Photo: The Associated Press
Small- and medium-sized businesses, the lifeblood of our nation’s economy, were hit hard by the recession.That’s why some states and cities have made it a priority to establish programs that prevent them from failing — by providing counseling and support, offering easier access to loans and grants, and encouraging growth in general.
If you’re an SMB owner, check out the things that some areas are doing to rescue their small companies — and perhaps campaign your representative to do something similar in your region.
According to the New York Times, in January, Connecticut's Governor Jodi Rell announced the Small Business Innovation and Diversification program, which allotted $250,000 in grants for innovative manufacturers with fewer than 500 employees.
'The specific objective is to enable firms to design and develop innovative technologies that diversify their portfolio of products thereby retaining/increasing sales and employment in the State,' the website reports.
The funds are awarded on a competitive basis; companies go through the application and review process to potentially win a grant of up to $25,000.
In January, Massachusetts approved a program allowing the state government to defray the high costs of health insurance for a number of its small businesses, Entrepreneur reports.
According to the Boston Globe, the Health Connector board is taking over the administration of private health insurance for 17,000 small business, most with fewer than five employees.
They're cutting monthly fees from $35 per employee to $10, a decision that should save $300 per employee annually, Entrepreneur estimates.
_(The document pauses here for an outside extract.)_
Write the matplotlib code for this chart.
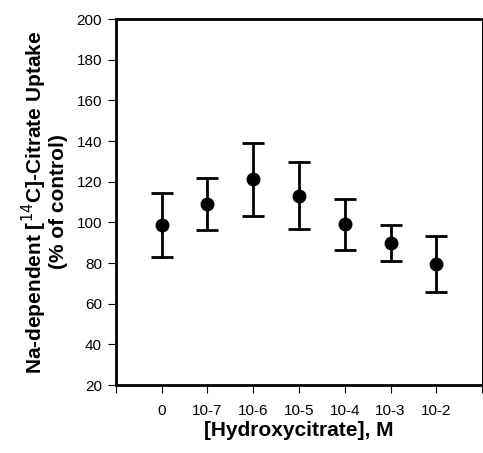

Michigan's unemployed workers who have an entrepreneurial streak are in luck. In June of 2009, the Michigan Small Business and Technology centre began a program offering low-cost startup training for people who had been laid off.
From writing a business plan to learning about financing options, the training sessions (a partnership with the Kauffman Foundation) cover all the basics for first-time entrepreneurs.
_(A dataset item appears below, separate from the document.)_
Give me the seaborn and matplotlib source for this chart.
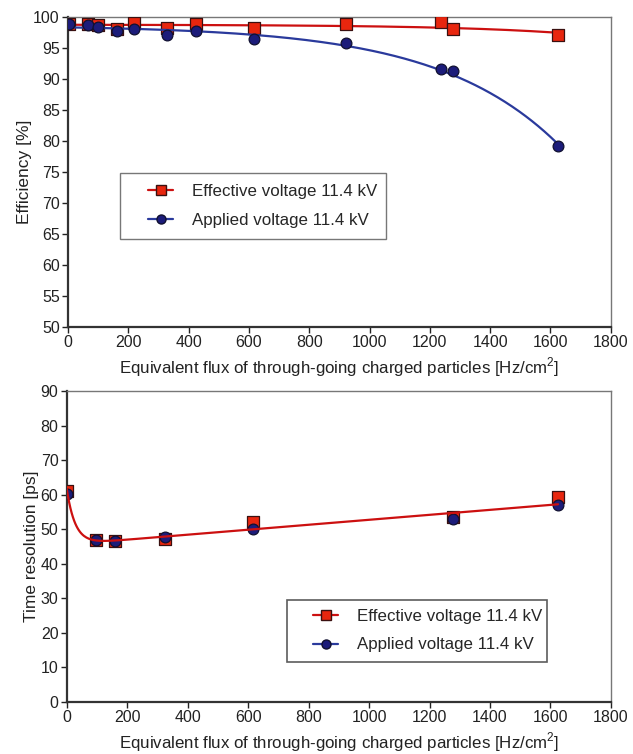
import numpy as np
import pandas as pd
import matplotlib
matplotlib.use("Agg")
import matplotlib.pyplot as plt
from matplotlib.lines import Line2D
from matplotlib.legend_handler import HandlerLine2D
import seaborn as sns

# ---- data ----
flux_eff = [3, 65, 100, 163, 220, 327, 425, 617, 923, 1236, 1278, 1624]
eff_effective = [98.9, 99.0, 98.8, 98.2, 99.1, 98.3, 98.9, 98.3, 99.0, 99.3, 98.2, 97.2]
eff_applied = [98.9, 98.8, 98.4, 97.8, 98.1, 97.2, 97.8, 96.6, 95.8, 91.6, 91.3, 79.3]

flux_time = [2, 96, 160, 325, 617, 1278, 1625]
time_effective = [61.2, 46.9, 46.6, 47.1, 52.0, 53.5, 59.3]
time_applied = [60.2, 47.0, 46.6, 47.9, 50.0, 53.0, 57.0]

label_eff = "Effective voltage 11.4 kV"
label_app = "Applied voltage 11.4 kV"
xlabel = "Equivalent flux of through-going charged particles [Hz/cm$^2$]"

sns.set_style("white")
plt.rcParams['font.family'] = ['Liberation Sans', 'DejaVu Sans']
plt.rcParams['mathtext.fontset'] = 'custom'
plt.rcParams['mathtext.rm'] = 'Liberation Sans'

RED_FACE = "#e8260e"
RED_LINE = "#cc1010"
BLUE_FACE = "#1c1c7a"
BLUE_LINE = "#2a3a9c"

fig = plt.figure(figsize=(6.33, 7.54), dpi=100)
ax1 = fig.add_axes([0.1074, 0.5663, 0.8574, 0.4105])
ax2 = fig.add_axes([0.1054, 0.0694, 0.8598, 0.4115])


def fit_exp_rise(x, y, tau):
    x = np.asarray(x, float); y = np.asarray(y, float)
    A = np.column_stack([np.ones_like(x), np.exp(x / tau)])
    coef, *_ = np.linalg.lstsq(A, y, rcond=None)
    return lambda g: coef[0] + coef[1] * np.exp(g / tau)


def fit_drop_lin(x, y, tau):
    x = np.asarray(x, float); y = np.asarray(y, float)
    A = np.column_stack([np.ones_like(x), x, np.exp(-x / tau)])
    coef, *_ = np.linalg.lstsq(A, y, rcond=None)
    return lambda g: coef[0] + coef[1] * g + coef[2] * np.exp(-g / tau)


# ---- top panel ----
grid = np.linspace(0, max(flux_eff), 400)
f_eff = fit_exp_rise(flux_eff, eff_effective, 400)
f_app = fit_exp_rise(flux_eff, eff_applied, 400)

sns.lineplot(x=grid, y=f_eff(grid), ax=ax1, color=RED_LINE, lw=1.6, zorder=2)
sns.scatterplot(x=flux_eff, y=eff_effective, ax=ax1, marker='s', s=72,
                color=RED_FACE, edgecolor="#3a1010", linewidth=0.9, zorder=3)
sns.lineplot(x=grid, y=f_app(grid), ax=ax1, color=BLUE_LINE, lw=1.6, zorder=4)
sns.scatterplot(x=flux_eff, y=eff_applied, ax=ax1, marker='o', s=60,
                color=BLUE_FACE, edgecolor="#101030", linewidth=0.9, zorder=5)

ax1.set_xlim(0, 1800)
ax1.set_ylim(50, 100)
ax1.set_xticks(range(0, 1801, 200))
ax1.set_yticks(range(50, 101, 5))
ax1.set_ylabel("Efficiency [%]", fontsize=12.5, labelpad=1)
ax1.set_xlabel(xlabel, fontsize=12.2)

# ---- bottom panel ----
grid2 = np.linspace(0, max(flux_time), 400)
mean_time = [(a + b) / 2 for a, b in zip(time_effective, time_applied)]
f_time = fit_drop_lin(flux_time, mean_time, 28)

sns.scatterplot(x=flux_time, y=time_effective, ax=ax2, marker='s', s=72,
                color=RED_FACE, edgecolor="#3a1010", linewidth=0.9, zorder=3)
sns.scatterplot(x=flux_time, y=time_applied, ax=ax2, marker='o', s=60,
                color=BLUE_FACE, edgecolor="#101030", linewidth=0.9, zorder=4)
sns.lineplot(x=grid2, y=f_time(grid2), ax=ax2, color=RED_LINE, lw=1.6, zorder=5)

ax2.set_xlim(0, 1800)
ax2.set_ylim(0, 90)
ax2.set_xticks(range(0, 1801, 200))
ax2.set_yticks(range(0, 91, 10))
ax2.set_ylabel("Time resolution [ps]", fontsize=12.5, labelpad=1)
ax2.set_xlabel(xlabel, fontsize=12.2)

handles = [
    Line2D([0], [0], color=RED_LINE, lw=1.6, marker='s', markersize=7.5,
           markerfacecolor=RED_FACE, markeredgecolor="#3a1010"),
    Line2D([0], [0], color=BLUE_LINE, lw=1.6, marker='o', markersize=6.5,
           markerfacecolor=BLUE_FACE, markeredgecolor="#101030"),
]
hmap = {h: HandlerLine2D(xpad=1.0) for h in handles}

for ax in (ax1, ax2):
    ax.tick_params(axis='both', which='both', direction='out', length=4,
                   width=1, labelsize=11.5, colors='#222222',
                   bottom=True, left=True, top=False, right=False, pad=2)
    for s in ('left', 'bottom'):
        ax.spines[s].set_color('#333333')
        ax.spines[s].set_linewidth(1.6)
    for s in ('top', 'right'):
        ax.spines[s].set_color('#777777')
        ax.spines[s].set_linewidth(1.0)
    ax.xaxis.label.set_color('#222222')
    ax.yaxis.label.set_color('#222222')

leg1 = ax1.legend(handles, [label_eff, label_app], loc='upper left',
                  bbox_to_anchor=(0.096, 0.498, 0.49, 0.0), mode='expand',
                  borderaxespad=0, handler_map=hmap,
                  fontsize=12.2, frameon=True, fancybox=False,
                  edgecolor='#555555', handlelength=2.5, labelspacing=0.85,
                  borderpad=0.65, handletextpad=1.1)
leg1.get_frame().set_linewidth(1.0)

leg2 = ax2.legend(handles, [label_eff, label_app], loc='upper left',
                  bbox_to_anchor=(0.404, 0.329, 0.478, 0.0), mode='expand',
                  borderaxespad=0, handler_map=hmap,
                  fontsize=12.2, frameon=True, fancybox=False,
                  edgecolor='#333333', handlelength=2.5, labelspacing=0.8,
                  borderpad=0.55, handletextpad=1.1)
leg2.get_frame().set_linewidth(1.2)

fig.savefig("out.png", dpi=100)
According to the New York Times, 527 individuals have taken the course, and 160 of them have launched new ventures.
In November 2009, Florida partnered with renowned entrepreneurship development organisation the Edward Lowe Foundation to develop a plan for growing second-stage companies.
Called GrowFL, the program is centered around a strategy called 'economic gardening,' which the New York Times explains is really about expanding customer base. GrowFL 'helps established companies identify new markets, research industry developments and maximise their use of social media,' the New York Times article continues.
They also offer a host of group events where CEOs can network, discuss issues, and learn from seminars.
In January, St. Louis County launched Boost, a program designed to offer its small businesses better access to loans.
According to STLToday.com, the loans are unique in that they have 'no income requirements or prepayment penalties, and borrowers can choose either a fixed or floating interest rate.'
The loans are made possible through a county partnership with PNC Bank, who is providing a $5 million line of credit. The New York Times reports that more than 100 business owners have already applied to take advantage of the new offering.
One Northeast Ohio small business council has gotten creative to help out local businesses. It's encouraging area residents to proudly buy local through an innovative campaign called 'I Buy NEO' (where 'NEO' stands for 'Northeast Ohio).
Supporters can use their 'I Buy NEO' loyalty card -- which go for $10 apiece -- to get discounts and accrue cash rebates at participating businesses.
Small businesses pay nothing to join the program, and participating ones are already reaping the benefits: the New York Times reports that 'sales activity tied to the loyalty cards has increased 40 per cent over the last six months.'
San Francisco is enacting a program that subsidizes 100% of certain new hires' salary, reports the New York Times.
Businesses can take advantage of Jobs Now! by hiring people who have been referred by the city; these unemployed individuals go through an application process to be part of the program.
According to the website, the program just placed its 2000th hire last week.
Miami-Dade County has been offering $5,000 grants to struggling micro-enterprises, says Entrepreneur.
The program is targeting the smallest businesses who are really suffering: to qualify, an individual must be a 'low-to-moderate income small business owner (200 per cent of the Federal Poverty Guidelines) and have a business with no more than five employees including the owner,' reports the Miami Herald.
Note: The deadline for this program passed in early February, but it's a good example of how one area is rescuing its struggling small businesses.
All states offer some resources for small business owners who are struggling.
One of the best nation-wide programs is sponsored by the Small Business Administration: regional Small Business Development centres.
These centres offer expert business development resources and counseling to small business owners, completely free of charge.